# Start of Record set

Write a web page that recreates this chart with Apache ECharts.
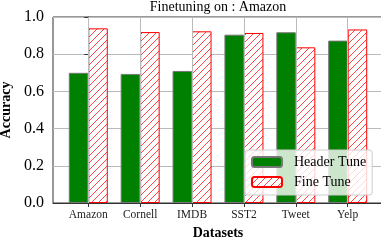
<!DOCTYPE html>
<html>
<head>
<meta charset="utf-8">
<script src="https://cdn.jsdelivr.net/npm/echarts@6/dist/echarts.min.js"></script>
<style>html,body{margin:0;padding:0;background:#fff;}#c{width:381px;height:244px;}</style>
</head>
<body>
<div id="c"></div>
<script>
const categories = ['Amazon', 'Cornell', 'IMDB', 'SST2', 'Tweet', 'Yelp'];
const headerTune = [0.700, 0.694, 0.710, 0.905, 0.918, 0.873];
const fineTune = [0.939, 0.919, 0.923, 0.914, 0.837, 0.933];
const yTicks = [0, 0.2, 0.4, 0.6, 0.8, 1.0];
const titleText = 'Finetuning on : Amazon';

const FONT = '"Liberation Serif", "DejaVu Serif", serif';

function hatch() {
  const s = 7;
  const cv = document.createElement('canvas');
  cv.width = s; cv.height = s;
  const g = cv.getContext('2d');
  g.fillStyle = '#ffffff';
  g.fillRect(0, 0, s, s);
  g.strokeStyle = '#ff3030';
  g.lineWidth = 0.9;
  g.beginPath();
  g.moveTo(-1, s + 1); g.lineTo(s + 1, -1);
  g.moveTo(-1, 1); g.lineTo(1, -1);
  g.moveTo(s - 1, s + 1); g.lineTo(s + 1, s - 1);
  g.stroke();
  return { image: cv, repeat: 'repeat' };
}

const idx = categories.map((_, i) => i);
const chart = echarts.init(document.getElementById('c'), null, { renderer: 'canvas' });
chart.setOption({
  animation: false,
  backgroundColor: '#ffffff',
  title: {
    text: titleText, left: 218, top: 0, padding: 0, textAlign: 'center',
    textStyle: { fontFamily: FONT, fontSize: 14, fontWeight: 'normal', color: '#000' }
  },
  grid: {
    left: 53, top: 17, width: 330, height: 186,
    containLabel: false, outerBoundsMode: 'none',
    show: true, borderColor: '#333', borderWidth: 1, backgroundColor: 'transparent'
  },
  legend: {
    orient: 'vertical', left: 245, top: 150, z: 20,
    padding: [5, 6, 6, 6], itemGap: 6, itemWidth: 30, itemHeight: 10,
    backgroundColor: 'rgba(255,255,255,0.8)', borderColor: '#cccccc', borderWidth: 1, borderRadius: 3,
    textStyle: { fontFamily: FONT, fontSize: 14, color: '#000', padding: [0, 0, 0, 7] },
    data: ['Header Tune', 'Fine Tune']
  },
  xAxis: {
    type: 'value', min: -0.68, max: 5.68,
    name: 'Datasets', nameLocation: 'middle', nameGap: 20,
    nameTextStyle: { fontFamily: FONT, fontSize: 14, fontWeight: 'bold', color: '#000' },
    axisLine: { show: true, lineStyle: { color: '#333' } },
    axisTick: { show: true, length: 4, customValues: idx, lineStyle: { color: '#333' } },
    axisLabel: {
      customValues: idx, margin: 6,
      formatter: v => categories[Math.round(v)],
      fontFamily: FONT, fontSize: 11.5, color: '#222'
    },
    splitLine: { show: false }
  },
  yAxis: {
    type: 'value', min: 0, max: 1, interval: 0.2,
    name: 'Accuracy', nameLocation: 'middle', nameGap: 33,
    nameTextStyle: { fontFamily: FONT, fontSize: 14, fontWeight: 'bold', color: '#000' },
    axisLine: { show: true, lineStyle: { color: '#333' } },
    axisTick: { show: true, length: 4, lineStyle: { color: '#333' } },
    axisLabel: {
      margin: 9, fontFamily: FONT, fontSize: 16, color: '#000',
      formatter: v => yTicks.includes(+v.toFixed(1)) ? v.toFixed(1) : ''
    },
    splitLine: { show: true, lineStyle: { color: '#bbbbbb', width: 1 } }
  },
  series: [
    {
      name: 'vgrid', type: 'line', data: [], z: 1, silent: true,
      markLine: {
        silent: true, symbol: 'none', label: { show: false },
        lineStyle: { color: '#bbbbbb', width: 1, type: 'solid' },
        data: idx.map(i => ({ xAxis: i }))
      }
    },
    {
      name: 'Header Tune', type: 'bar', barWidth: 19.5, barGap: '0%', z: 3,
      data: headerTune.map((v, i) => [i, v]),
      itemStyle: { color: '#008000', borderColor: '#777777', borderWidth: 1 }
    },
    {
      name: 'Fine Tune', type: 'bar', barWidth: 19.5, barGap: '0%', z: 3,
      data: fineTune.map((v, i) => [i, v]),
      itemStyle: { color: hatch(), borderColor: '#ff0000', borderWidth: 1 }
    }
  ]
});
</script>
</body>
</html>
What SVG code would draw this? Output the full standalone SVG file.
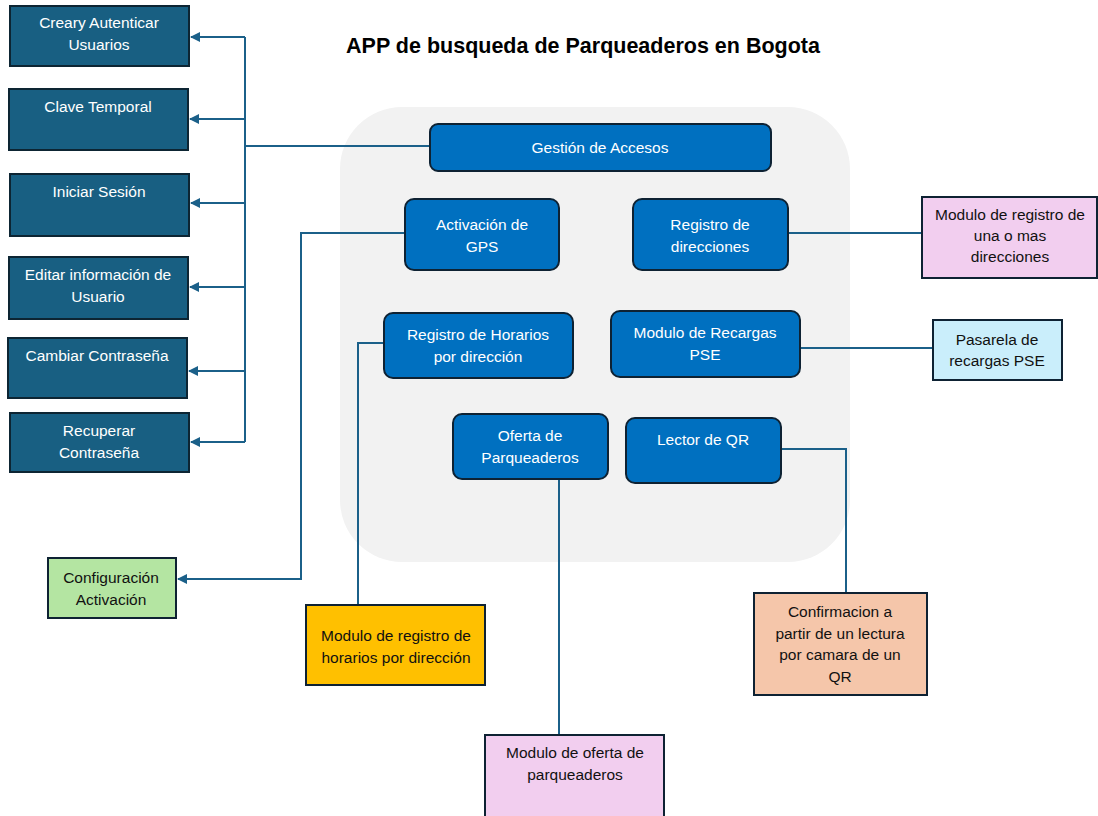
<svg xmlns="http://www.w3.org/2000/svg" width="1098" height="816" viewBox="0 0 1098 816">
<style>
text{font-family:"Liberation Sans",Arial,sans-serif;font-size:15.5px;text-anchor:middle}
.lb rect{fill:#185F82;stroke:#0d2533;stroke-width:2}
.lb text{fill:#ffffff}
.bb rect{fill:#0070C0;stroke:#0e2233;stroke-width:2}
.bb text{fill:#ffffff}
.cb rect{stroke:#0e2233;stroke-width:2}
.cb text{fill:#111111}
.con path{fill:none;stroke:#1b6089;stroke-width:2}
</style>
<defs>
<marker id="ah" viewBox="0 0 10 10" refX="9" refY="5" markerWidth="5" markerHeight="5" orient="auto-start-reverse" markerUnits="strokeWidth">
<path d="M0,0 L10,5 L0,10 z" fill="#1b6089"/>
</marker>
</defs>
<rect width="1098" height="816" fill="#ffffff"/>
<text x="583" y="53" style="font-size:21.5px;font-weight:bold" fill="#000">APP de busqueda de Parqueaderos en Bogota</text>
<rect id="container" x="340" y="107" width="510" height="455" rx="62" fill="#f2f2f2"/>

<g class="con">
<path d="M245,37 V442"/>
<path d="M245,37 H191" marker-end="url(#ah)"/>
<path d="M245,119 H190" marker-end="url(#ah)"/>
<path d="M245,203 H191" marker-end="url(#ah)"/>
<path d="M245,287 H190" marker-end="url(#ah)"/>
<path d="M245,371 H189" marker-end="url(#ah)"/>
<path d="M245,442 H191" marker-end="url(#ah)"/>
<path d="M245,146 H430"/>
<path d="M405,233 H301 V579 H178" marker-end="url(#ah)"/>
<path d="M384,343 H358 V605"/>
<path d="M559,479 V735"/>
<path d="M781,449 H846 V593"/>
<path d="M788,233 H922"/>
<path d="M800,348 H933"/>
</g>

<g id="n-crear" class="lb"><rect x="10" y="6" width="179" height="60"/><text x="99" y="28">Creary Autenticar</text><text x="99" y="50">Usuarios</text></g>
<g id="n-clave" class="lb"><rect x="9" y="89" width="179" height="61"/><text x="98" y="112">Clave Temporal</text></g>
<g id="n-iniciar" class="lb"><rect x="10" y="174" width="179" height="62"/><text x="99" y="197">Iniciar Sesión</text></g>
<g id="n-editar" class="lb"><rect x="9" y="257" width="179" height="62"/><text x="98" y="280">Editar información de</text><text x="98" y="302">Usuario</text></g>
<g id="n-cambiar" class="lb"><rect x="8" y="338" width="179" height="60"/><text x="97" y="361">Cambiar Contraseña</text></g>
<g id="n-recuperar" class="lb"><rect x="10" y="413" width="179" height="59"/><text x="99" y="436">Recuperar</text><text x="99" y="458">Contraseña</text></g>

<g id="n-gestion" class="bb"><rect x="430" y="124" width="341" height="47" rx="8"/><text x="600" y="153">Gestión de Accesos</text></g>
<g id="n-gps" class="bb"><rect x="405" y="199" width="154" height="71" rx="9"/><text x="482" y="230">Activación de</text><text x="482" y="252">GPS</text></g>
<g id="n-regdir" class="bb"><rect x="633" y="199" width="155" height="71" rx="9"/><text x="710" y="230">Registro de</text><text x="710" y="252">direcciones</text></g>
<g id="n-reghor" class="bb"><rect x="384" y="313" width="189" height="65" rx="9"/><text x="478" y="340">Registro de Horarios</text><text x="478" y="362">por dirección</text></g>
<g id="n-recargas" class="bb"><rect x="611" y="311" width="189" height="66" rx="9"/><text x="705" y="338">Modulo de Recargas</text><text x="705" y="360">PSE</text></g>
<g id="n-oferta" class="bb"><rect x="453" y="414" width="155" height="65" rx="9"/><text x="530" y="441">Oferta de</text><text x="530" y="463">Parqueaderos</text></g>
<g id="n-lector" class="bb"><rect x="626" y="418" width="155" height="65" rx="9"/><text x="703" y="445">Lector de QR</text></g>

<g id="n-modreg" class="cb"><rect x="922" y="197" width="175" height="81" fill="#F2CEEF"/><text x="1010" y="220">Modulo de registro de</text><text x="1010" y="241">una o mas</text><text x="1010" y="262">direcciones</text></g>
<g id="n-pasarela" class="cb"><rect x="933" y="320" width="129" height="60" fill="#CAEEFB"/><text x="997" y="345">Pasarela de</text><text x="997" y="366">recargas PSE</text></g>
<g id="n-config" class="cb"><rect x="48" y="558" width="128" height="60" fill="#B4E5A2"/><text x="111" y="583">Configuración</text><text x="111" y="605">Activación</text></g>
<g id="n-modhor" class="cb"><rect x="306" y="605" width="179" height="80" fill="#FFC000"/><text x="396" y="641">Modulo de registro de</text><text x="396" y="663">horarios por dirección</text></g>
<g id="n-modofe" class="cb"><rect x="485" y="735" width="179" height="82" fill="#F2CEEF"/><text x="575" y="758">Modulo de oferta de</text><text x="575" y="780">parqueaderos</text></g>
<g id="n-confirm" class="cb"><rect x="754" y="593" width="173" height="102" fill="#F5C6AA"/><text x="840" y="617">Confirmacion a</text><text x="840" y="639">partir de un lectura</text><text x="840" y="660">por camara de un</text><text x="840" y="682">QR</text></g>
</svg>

# End of Record set
# Start of Record set

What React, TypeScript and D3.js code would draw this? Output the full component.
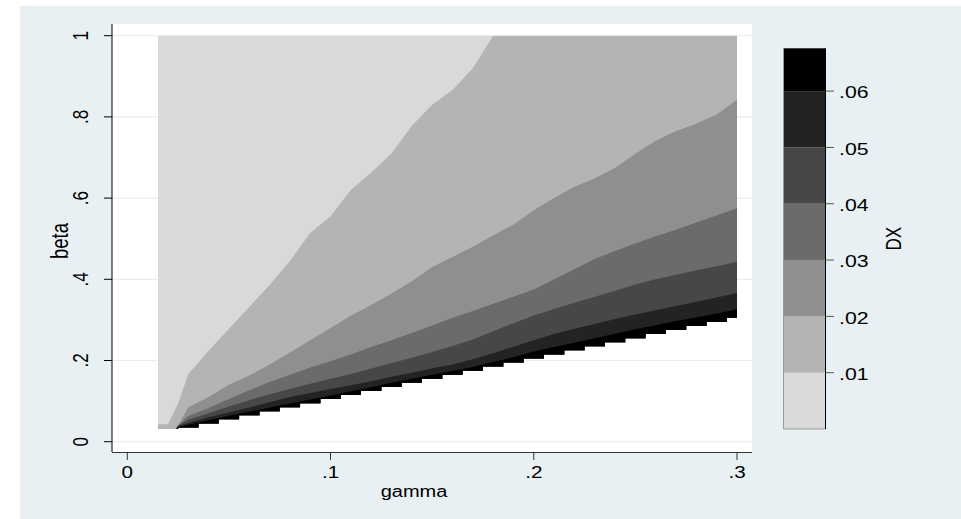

# End of Record set
# Start of Record set

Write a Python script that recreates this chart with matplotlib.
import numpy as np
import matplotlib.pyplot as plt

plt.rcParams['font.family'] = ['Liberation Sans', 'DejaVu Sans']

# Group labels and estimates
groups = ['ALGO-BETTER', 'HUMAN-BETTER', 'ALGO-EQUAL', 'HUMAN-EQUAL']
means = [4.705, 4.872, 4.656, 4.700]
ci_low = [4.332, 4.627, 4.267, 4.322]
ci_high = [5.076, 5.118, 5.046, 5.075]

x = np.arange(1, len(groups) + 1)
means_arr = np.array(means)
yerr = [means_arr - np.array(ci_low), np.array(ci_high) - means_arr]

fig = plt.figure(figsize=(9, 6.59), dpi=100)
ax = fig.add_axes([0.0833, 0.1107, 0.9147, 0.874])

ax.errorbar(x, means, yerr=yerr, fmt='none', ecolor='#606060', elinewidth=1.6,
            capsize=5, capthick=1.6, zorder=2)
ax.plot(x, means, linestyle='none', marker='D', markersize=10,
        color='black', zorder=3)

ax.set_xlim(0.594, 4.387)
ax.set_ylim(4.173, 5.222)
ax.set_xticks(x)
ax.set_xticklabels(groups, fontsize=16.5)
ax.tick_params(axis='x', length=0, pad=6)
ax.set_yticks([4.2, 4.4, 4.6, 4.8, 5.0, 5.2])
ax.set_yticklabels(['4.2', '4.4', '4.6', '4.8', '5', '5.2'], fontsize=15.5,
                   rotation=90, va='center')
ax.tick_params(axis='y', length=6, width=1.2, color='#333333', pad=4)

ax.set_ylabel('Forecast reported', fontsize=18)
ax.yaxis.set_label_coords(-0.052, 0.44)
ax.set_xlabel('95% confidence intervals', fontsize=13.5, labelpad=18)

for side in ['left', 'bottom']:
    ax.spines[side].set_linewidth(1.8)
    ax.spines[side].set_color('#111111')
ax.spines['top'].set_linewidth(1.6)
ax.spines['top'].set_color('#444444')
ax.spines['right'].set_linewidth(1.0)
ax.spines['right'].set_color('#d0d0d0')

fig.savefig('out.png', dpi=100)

# End of Record set

» **What you are asked to do**: Which lines above contain the word "matplotlib"? Copy each of them.

» **Expected output**:
Write a Python script that recreates this chart with matplotlib.
import matplotlib.pyplot as plt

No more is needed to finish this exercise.